The Silicon Valley African Film Festival is an annual film event held in California. The festival was founded to promote an understanding and appreciation of Africa and Africans through moving images. Nigerian filmmaker Chike Nwoffiah founded the SVAFF in 2010 and has served as its director since. According to Nwoffiah, "People’s understanding of Africa was limited to the Tarzan narratives of Africa as backward, untamed and uncivilized.

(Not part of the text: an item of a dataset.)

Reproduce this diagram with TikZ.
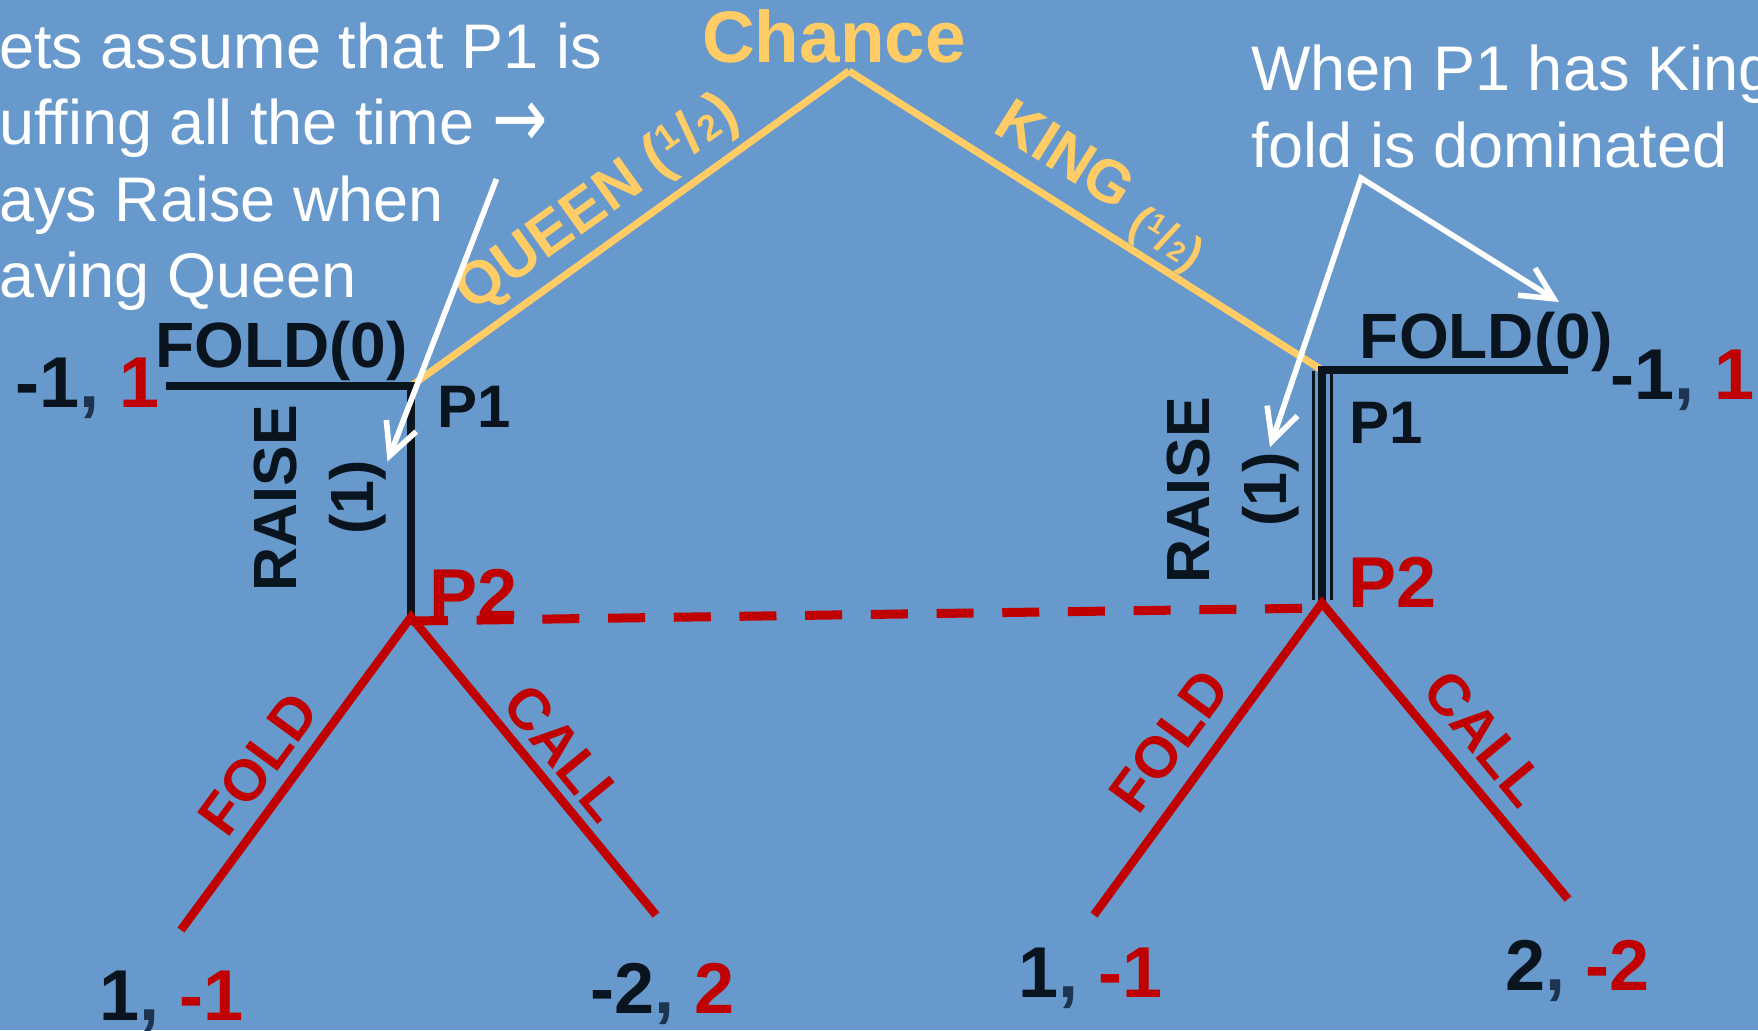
\documentclass[tikz,border=0pt]{standalone}
\usepackage{fontspec}
\setmainfont{Liberation Sans}
\newfontfamily\djv{DejaVu Sans}
\usetikzlibrary{arrows.meta}
\definecolor{bgblue}{RGB}{103,153,204}
\definecolor{gold}{RGB}{255,204,102}
\definecolor{ink}{RGB}{10,20,30}
\definecolor{dred}{RGB}{192,0,0}
\definecolor{navy}{RGB}{28,52,80}
\newcommand{\fsz}[1]{\fontsize{#1}{#1}\selectfont}
\newcommand{\halfq}{\raisebox{0.3em}{\scalebox{0.6}{1}}\kern0.03em/\kern0.03em\scalebox{0.6}{2}}
\begin{document}
\begin{tikzpicture}[x=0.5pt,y=-0.5pt,
  yl/.style={gold, line width=3.6pt},
  bl/.style={ink, line width=4pt, line join=miter},
  thinbl/.style={ink, line width=1.5pt},
  rd/.style={dred, line width=4.25pt, line join=miter},
  dashedlink/.style={dred, line width=4.5pt, dash pattern=on 18.5pt off 14.35pt},
  wa/.style={white, line width=2.8pt, line join=miter},
  barb/.tip={Straight Barb[length=16pt,width=16pt]},
  ann/.style={white, font=\fsz{31.5}, inner sep=0pt, anchor=base west},
  lab/.style={ink, font=\bfseries\fsz{32}, inner sep=0pt, anchor=base west},
  plab/.style={ink, font=\bfseries\fsz{30}, inner sep=0pt, anchor=base west},
  p2lab/.style={dred, font=\bfseries\fsz{36}, inner sep=0pt, anchor=base west},
  pay/.style={ink, font=\bfseries\fsz{36}, inner sep=0pt, anchor=base west},
  rlab/.style={ink, font=\bfseries\fsz{30.5}, inner sep=0pt, rotate=90},
  glab/.style={gold, font=\bfseries\fsz{30}, inner sep=0pt},
  redlab/.style={dred, font=\bfseries\fsz{29}, inner sep=0pt}]
\useasboundingbox (0,0) rectangle (1758,1030);
\fill[bgblue] (0,0) rectangle (1758,1030);
\clip (0,0) rectangle (1758,1030);

% tree points
\coordinate (chance) at (849,71);
\coordinate (qp1) at (411,386);
\coordinate (kp1) at (1322,370);
\coordinate (qp2) at (411,617);
\coordinate (kp2) at (1322,603);
\coordinate (qfoldleaf) at (166,386);
\coordinate (kfoldleaf) at (1568,370);
\coordinate (qf) at (181,930);
\coordinate (qc) at (656,915);
\coordinate (kf) at (1094,915);
\coordinate (kc) at (1568,899);

% chance branches
\draw[yl] (chance) -- (qp1);
\draw[yl] (chance) -- (kp1);

% P1 branches
\draw[bl] (qfoldleaf) -- (qp1) -- (qp2);
\draw[bl] (kfoldleaf) -- (kp1) -- (kp2);
\draw[thinbl] ([xshift=-4.25pt,yshift=-0.5pt]kp1) -- ([xshift=-4.25pt,yshift=1.5pt]kp2);
\draw[thinbl] ([xshift=4.75pt,yshift=-2pt]kp1) -- ([xshift=4.75pt,yshift=1.5pt]kp2);

% P2 branches
\draw[rd] (qf) -- (qp2) -- (qc);
\draw[rd] (kf) -- (kp2) -- (kc);
\draw[dashedlink] ([yshift=-2pt]qp2) -- ([yshift=-2.5pt]kp2);

% labels
\node[gold, font=\bfseries\fsz{36.5}, anchor=base, inner sep=0pt] (chancelab) at (834,62) {Chance};
\node[glab, rotate=35.6] (queenlab) at (598,204) {QUEEN (\halfq)};
\node[glab, rotate=-32.1] (kinglab) at (1100,188) {KING \raisebox{-0.2em}{\fsz{23}(\halfq)}};

\node[lab] (qfoldlab) at (155,367) {FOLD(0)};
\node[lab] (kfoldlab) at (1359.5,358) {FOLD(0)};
\node[plab] (qp1lab) at (437.5,427) {P1};
\node[plab] (kp1lab) at (1349.5,443) {P1};
\node[p2lab] (qp2lab) at (429.5,619) {P2};
\node[p2lab] (kp2lab) at (1348.5,607) {P2};

\node[rlab] (qraise) at (275.5,498.5) {RAISE};
\node[rlab] (qraiseamt) at (358,497.5) {(1)};
\node[rlab] (kraise) at (1188.5,490) {RAISE};
\node[rlab] (kraiseamt) at (1271,489.5) {(1)};

\node[redlab, rotate=53.7] (qfoldp2) at (258,764) {FOLD};
\node[redlab, rotate=-50.6] (qcallp2) at (565,753) {CALL};
\node[redlab, rotate=53.7] (kfoldp2) at (1169,741) {FOLD};
\node[redlab, rotate=-50.4] (kcallp2) at (1485,738) {CALL};

% payoffs
\node[pay] (payqfold) at (15,407) {-1{\color{navy},} {\color{dred}1}};
\node[pay] (paykfold) at (1610,399) {-1{\color{navy},} {\color{dred}1}};
\node[pay] (payqf) at (99,1020) {1{\color{navy},} {\color{dred}-1}};
\node[pay] (payqc) at (590,1013) {-2{\color{navy},} {\color{dred}2}};
\node[pay] (paykf) at (1018,997) {1{\color{navy},} {\color{dred}-1}};
\node[pay] (paykc) at (1505,990) {2{\color{navy},} {\color{dred}-2}};

% annotations
\node[ann] (annl1) at (-1,68) {ets assume that P1 is};
\node[ann] (annl2) at (-1,144.5) {uffing all the time {\djv\raisebox{-0.05em}{\scalebox{1.05}[1.35]{→}}}};
\node[ann] (annl3) at (-1,221) {ays Raise when};
\node[ann] (annl4) at (-1,297) {aving Queen};
\node[ann] (annr1) at (1251,90) {When P1 has King};
\node[ann] (annr2) at (1251,167) {fold is dominated};

% white arrows
\coordinate (qa) at (496.5,179);
\coordinate (qat) at (387.5,461.5);
\coordinate (ka) at (1361,178);
\coordinate (kat1) at (1270,447);
\coordinate (kat2) at (1559,302);
\draw[wa, -barb] (qa) -- (qat);
\draw[wa, barb-barb] (kat1) -- (ka) -- (kat2);
\end{tikzpicture}
\end{document}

Those who thought they knew better, at best, saw Africa as a “country” with starving children and a people ravaged by disease and war," and Nwoffiah intended to change that.

History

2013 
The festival ran from October 11–13, 2013, in Mountain View, California. It featured an interactive forum titled African Women in Technology - A Future of Promise, in partnership with African Diaspora Network and Institute of International Education.

2016 
The 2016 SVAFF was held October 14-16 in Mountain View, California, and screened movies including My Mother's Story by Flora Suya and Fastest Woman in Africa - Rwanda’s First Cyclist Woman by Faustin Niyigena. It featured a special diaspora spotlight on Brazil. Hollywood actor Danny Glover attended the festival.

2017 
The 2017 festival ran from September 29th to October 1st at the Historic Hoover Theatre in San Jose, California. Ghanaian-Nigerian romantic comedyPotato Potahto by Shirley Frimpong-Manso premiered at the festival.

2019 
The 10th edition festival took place October 4-6 at the Historic Hoover Theatre. Amongst the films screened was Zimbabwean romantic comedy Cook Off, by Tomas Brickhill.

2020 
The 2020 festival took place online October 9-11. #LANDoftheBRAVEfilm, directed by Tim Huebschle, won the prize for the Best Narrative Feature. Short film Mébét, produced and directed by Ousman Jarju, was selected by the festival.

2021 
The 2021 festival took place October 8-10 in a hybrid form with parts of the festival held online and other parts held in-person. L’enfant de l’autre by Cameroonian-born Patricia Kwende was in competition. Two Good Hearts and Wedding Dress were selected for screening. Ntare Guma Mbaho Mwine won the Cultural Icon Award.

2022 
The most recent festival was held October 13 – 16, at Historic Theater in San Jose, California. Ugandan film Your Turn was selected for screening.